The Ocala Marion County Transportation Planning Organization (TPO) is a federally mandated agency responsible for coordinating transportation projects, including highway, transit, rail, bicycle, pedestrian, and paratransit, throughout the county. The TPO allocates federal transportation funds and works to improve the region’s transportation system by developing a variety of plans and programs.
In 1962, Congress passed the Federal-Aid Highway Act, which required urbanized areas with populations of greater than 50,000 to form a Metropolitan Planning Organization (MPO). MPOs, also called transportation planning organizations (TPO), are agencies responsible by federal regulation for coordinating transportation funds, as well as implementing a continuing, cooperative, and comprehensive transportation planning process for their regions.
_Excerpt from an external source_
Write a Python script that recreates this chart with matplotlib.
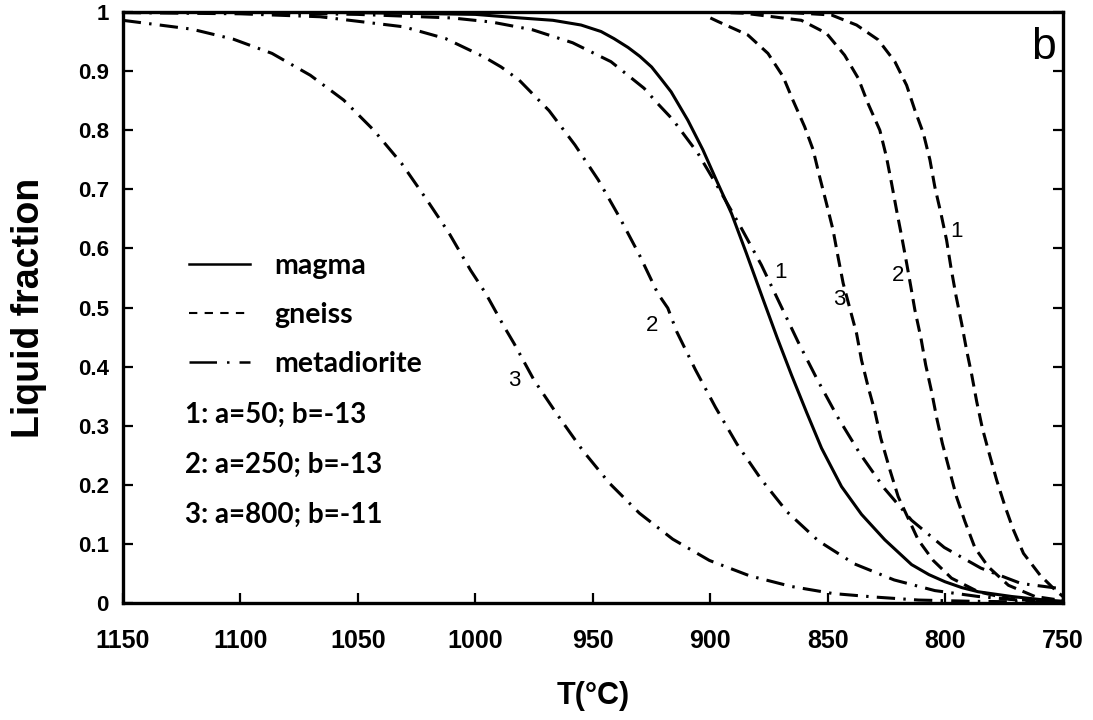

In 1980, the U.S. Census revealed the Ocala urbanized area had reached a population of greater than 50,000. As a result, the Ocala Marion Transportation Planning Organization (TPO) was created the following year. Due to rapid population growth throughout the 1980s, the urbanized area was expanded to include all of Marion County.
Currently, the TPO is comprised of five staff and 12 board members. The expertise of the staff and board are supplemented by community leaders and professionals who make up the Technical Advisory Committee (TAC), Citizens Advisory Committee (CAC) and Transportation Disadvantaged Local Coordinating Board (TDLCB).